E=diag(E0); % Vector of Eigenvalues
groundstate(:,j)=psi(:,1);
firstexcited(:,j)=psi(:,2);

 

[andrewkirk]

I then calculate the kinetic energy operator, which is the second derivative (times some factor, which we for now will take as constant). That means it is proportional to the follow matrix:

for i=2:N-1
K(i,i)=-2/(x(i+1)-x(i-1))*(1/(x(i+1)-x(i))+1/(x(i)-x(i-1)));
K(i+1,i)=2/(x(i+1)-x(i-1))*(1/(x(i+1)-x(i)));
K(i,i+1)=2/(x(i+1)-x(i-1))*(1/(x(i)-x(i-1)));
end
K(N,N)=K(N-1,N-1);
K(1,1)=K(2,2);
K(1,2)=K(2,3);
K(2,1)=K(2,3);

I think this should be the correct expression from the one you gave.

My knowledge of MATLAB is only very basic, so perhaps I'm missing something.
But I can't see how this relates to what I wrote. The only input it appears to have is a vector of $x_i$ values. There is no sign of any function $\psi$ of which the second derivative is being taken.

 

[aaaa202]

Well that would be the eigenvector of the matrix I solve for. When the Schrödinger equation is discretized finding the eigenstates amounts to finding the eigenvectors of the matrix operator.
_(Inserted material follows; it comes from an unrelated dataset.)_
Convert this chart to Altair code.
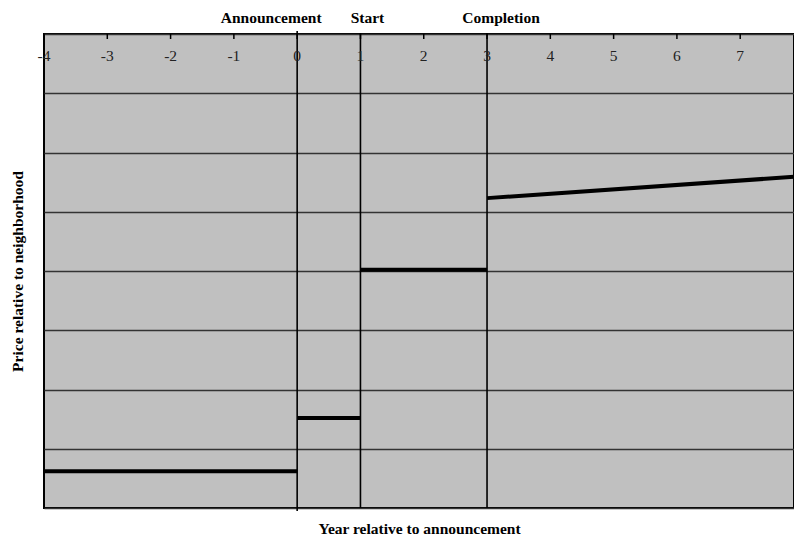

In other words ψ is a vector of n entries with the ith entry being ψ_i.

 

[andrewkirk]

OK. That makes more sense out of it.
Looking at the code again in the light of that, I think there's an error in the following lines:

K(i+1,i)=2/(x(i+1)-x(i-1))*(1/(x(i+1)-x(i)));
K(i,i+1)=2/(x(i+1)-x(i-1))*(1/(x(i)-x(i-1)));

I think they should be

K(i,i-1)=2/(x(i+1)-x(i-1))*(1/(x(i)-x(i-1)));
K(i,i+1)=2/(x(i+1)-x(i-1))*(1/(x(i+1)-x(i)));

You'd need to consequently change your last line to

K(N,N-1)=K(N-1,N-2);

Try that and see how you go.

 

[aaaa202]

I think I figured out my problem. I had forgotten some constants that made the problems dimensions wrong. Now suppose I want to add the fact that the effective mass in the kinetic energy operator should also be position dependent. Then my differential operator would be:
d/dx(1/m*(x) d/dx)

In discretized form how would this look when I compare to your expression for the second derivative. Would I just have 1/m*(i+1) and 1/m*(i-1) in front of the two terms?